Discussion in 'Hardware, Setup & Repair [BG]' started by berklee46, Dec 8, 2003.


  1. berklee46

    berklee46 Supporting Member

    Dec 19, 2000
    MA
    Because of my crazy action preferences, the bridge on my new bass isn't able to get the action quite as low as I'd like. It gets lower than most people would ever need, but I like it even lower, so the builder told me that the best thing to do would be to shim the neck just a bit - no big deal.

    What do you guys use for shimming the neck? Is it something I'd have at the house?

    Thanks for any ideas.
     
  2. JMX

    JMX Vorsprung durch Technik

    Sep 4, 2000
    Cologne, Germany
    Pieces of the blade of a carpet knife.
     
  3. berklee46

    berklee46 Supporting Member

    Dec 19, 2000
    MA
    You mean one like this?
    [​IMG]

    I've got that here at the house, but it seems small compared to the neck pocket. I thought I'd need something that is about the same size as the pocket...
     
  4. Tape.

    duct tape is what i have used; while im aware this will leave a mess should i decide to remove it, thats no biggy.

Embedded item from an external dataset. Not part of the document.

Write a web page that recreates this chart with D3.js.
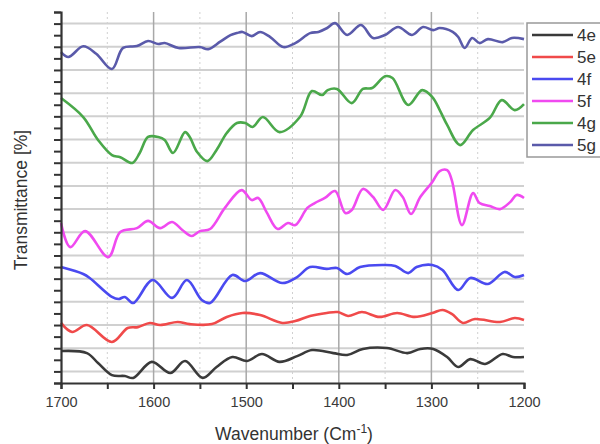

    I made an "I" design in the neck pocket, while about 3 layers of duct tape; totalling about 1.5 mm thick.

    it worked wonders! :)

    after time i think the tape may end getting compressed, but i'm not too sure...
     
  5. Mike N

    Mike N Missing the old TB

    Jan 28, 2001
    New York
    I've used business cards.
     
  6. berklee46

    berklee46 Supporting Member

    Dec 19, 2000
    MA
    I've also read that people have used strips of credit cards.
    I know it's probably being very anal, but wouldn't a business card compress a bit over time?

    I just want to make sure I use the right material so that I don't have to do this again later on down the line.
     
  7. P. Aaron

    P. Aaron Supporting Member

    I use wood shims that you can get at the hardware/lumber store. The ones carpenters use to "square-up" things.
     
  8. You can purchase Basswood strips from any hardware store for about .50 a foot, used for shimming.

    [​IMG]

    [​IMG]
    Treena
     
  9. I like Treena's choice most of all but I've used all sorts of things - business cards, aluminum from a coke can, aluminum tape, etc. Nearly anything that's thick enough. Using a piece of the neck material or the body wood is probably the absolute best but substitutions work well too.

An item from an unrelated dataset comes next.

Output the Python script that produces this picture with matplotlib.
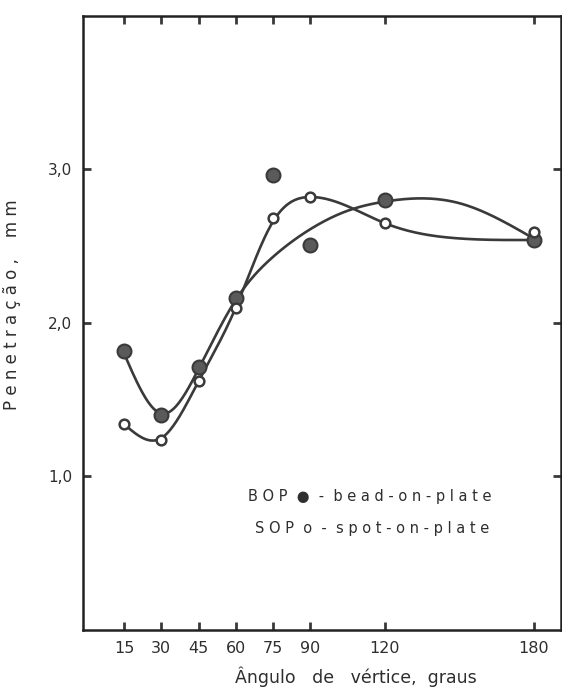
import matplotlib.pyplot as plt
import numpy as np

# measured points (vertex angle in degrees, penetration in mm)
angles = [15, 30, 45, 60, 75, 90, 120, 180]
bop = [1.82, 1.40, 1.71, 2.16, 2.96, 2.51, 2.80, 2.54]
sop = [1.34, 1.24, 1.62, 2.10, 2.68, 2.82, 2.65, 2.59]

# hand-drawn curves, read at these angles
curve_x = [15, 30, 45, 60, 75, 90, 105, 120, 150, 180]
bop_curve = [1.80, 1.41, 1.70, 2.15, 2.43, 2.61, 2.73, 2.79, 2.78, 2.55]
sop_curve = [1.34, 1.25, 1.62, 2.10, 2.66, 2.82, 2.76, 2.65, 2.55, 2.54]

xticks = [15, 30, 45, 60, 75, 90, 120, 180]
yticks = [1.0, 2.0, 3.0]
ytick_labels = ['1,0', '2,0', '3,0']


def natural_spline(x, y, xs):
    x = np.asarray(x, float)
    y = np.asarray(y, float)
    n = len(x)
    h = np.diff(x)
    A = np.zeros((n, n))
    b = np.zeros(n)
    A[0, 0] = A[-1, -1] = 1
    for i in range(1, n - 1):
        A[i, i - 1] = h[i - 1]
        A[i, i] = 2 * (h[i - 1] + h[i])
        A[i, i + 1] = h[i]
        b[i] = 6 * ((y[i + 1] - y[i]) / h[i] - (y[i] - y[i - 1]) / h[i - 1])
    m = np.linalg.solve(A, b)
    idx = np.clip(np.searchsorted(x, xs) - 1, 0, n - 2)
    t0, t1 = x[idx], x[idx + 1]
    hh = t1 - t0
    a = (t1 - xs) / hh
    c = (xs - t0) / hh
    return (a * y[idx] + c * y[idx + 1]
            + ((a ** 3 - a) * m[idx] + (c ** 3 - c) * m[idx + 1]) * hh ** 2 / 6)


ink = '#3a3a3a'
txt = '#2e2e2e'
fig = plt.figure(figsize=(5.62, 6.87), dpi=100)
ax = fig.add_axes([0.148, 0.083, 0.85, 0.894])

xs = np.linspace(15, 180, 400)
ax.plot(xs, natural_spline(curve_x, bop_curve, xs), color=ink, lw=1.9)
ax.plot(xs, natural_spline(curve_x, sop_curve, xs), color=ink, lw=1.9)
ax.plot(angles, bop, 'o', ms=10, mfc='#5a5a5a', mec=ink, mew=1.5)
ax.plot(angles, sop, 'o', ms=7, mfc='white', mec=ink, mew=1.8)

ax.set_xlim(-1.5, 191)
ax.set_ylim(0, 4)
ax.set_xticks(xticks)
ax.set_xticklabels([str(t) for t in xticks], fontsize=11.5, color=txt)
ax.set_yticks(yticks)
ax.set_yticklabels(ytick_labels, fontsize=11, color=txt)
ax.tick_params(direction='in', length=6, width=2, color=ink,
               top=True, right=True, pad=8)
for s in ax.spines.values():
    s.set_linewidth(1.8)
    s.set_color('#222222')

ax.set_xlabel('Ângulo   de   vértice,  graus', fontsize=12.5, color=txt)
ax.xaxis.set_label_coords(0.571, -0.06)
ax.set_ylabel('P e n e t r a ç ã o ,    m m', fontsize=12, color=txt)
ax.yaxis.set_label_coords(-0.13, 0.53)

ax.text(114, 0.87, 'B O P  ●  -  b e a d - o n - p l a t e', fontsize=10.5,
        color=txt, ha='center', va='center')
ax.text(115, 0.66, 'S O P  o  -  s p o t - o n - p l a t e', fontsize=10.5,
        color=txt, ha='center', va='center')

fig.savefig('out.png', dpi=100)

    And I do like to make a shim spans the entire neck pocket. This will keep the neck level to the body and won't invite one neck screw pulling down more than another.

    Don't worry about compression. If that were a problem, all of your necks would be loose in the pocket.
     
  10. rumblethump

    rumblethump Supporting Member

    Mar 25, 2000
    Pioneer CA. 95666
    I plan on cutting up some local indian casino playing cards for my current project "voxder".
     
  11. Chasarms

    Chasarms Casual Observer

    May 24, 2001
    Bettendorf, IA USA
    I've always used veneer simply because, in my mind, it always made it more like genuine tech work and less like rigging the thing so I could play it. But that's just me :)

    I think the first time I ever did it, I used the cover off a pack of Jokers. :eek: But that was a few years ago.

    A utility knife blade is probably too thick except in the most extreme situations.
     
  12. I had to do something to make the action correct on my used MM SR5 when I first bought it. I don't play with a very low action, but the first and fifth string bridge saddles were already as low as possible (and the neck was straight), so I knew I had to shim the neck.

    I didn't know nothin' about materials when I attempted this, but I thought I'd contact Ernie Ball and see what they might use. They sent me back (at no charge) an envelope with three assorted thicknesses (and color coordinated, too!) of plastic shims, about a half-inch wide and long enough to span the width of the neck pocket (even had the screw holes through 'em). I took a guess and chose the middle thickness shim, installed it, and voila -- after readjusting the bridge, everything was good.

    But I think just about any non-compressible material would do the trick.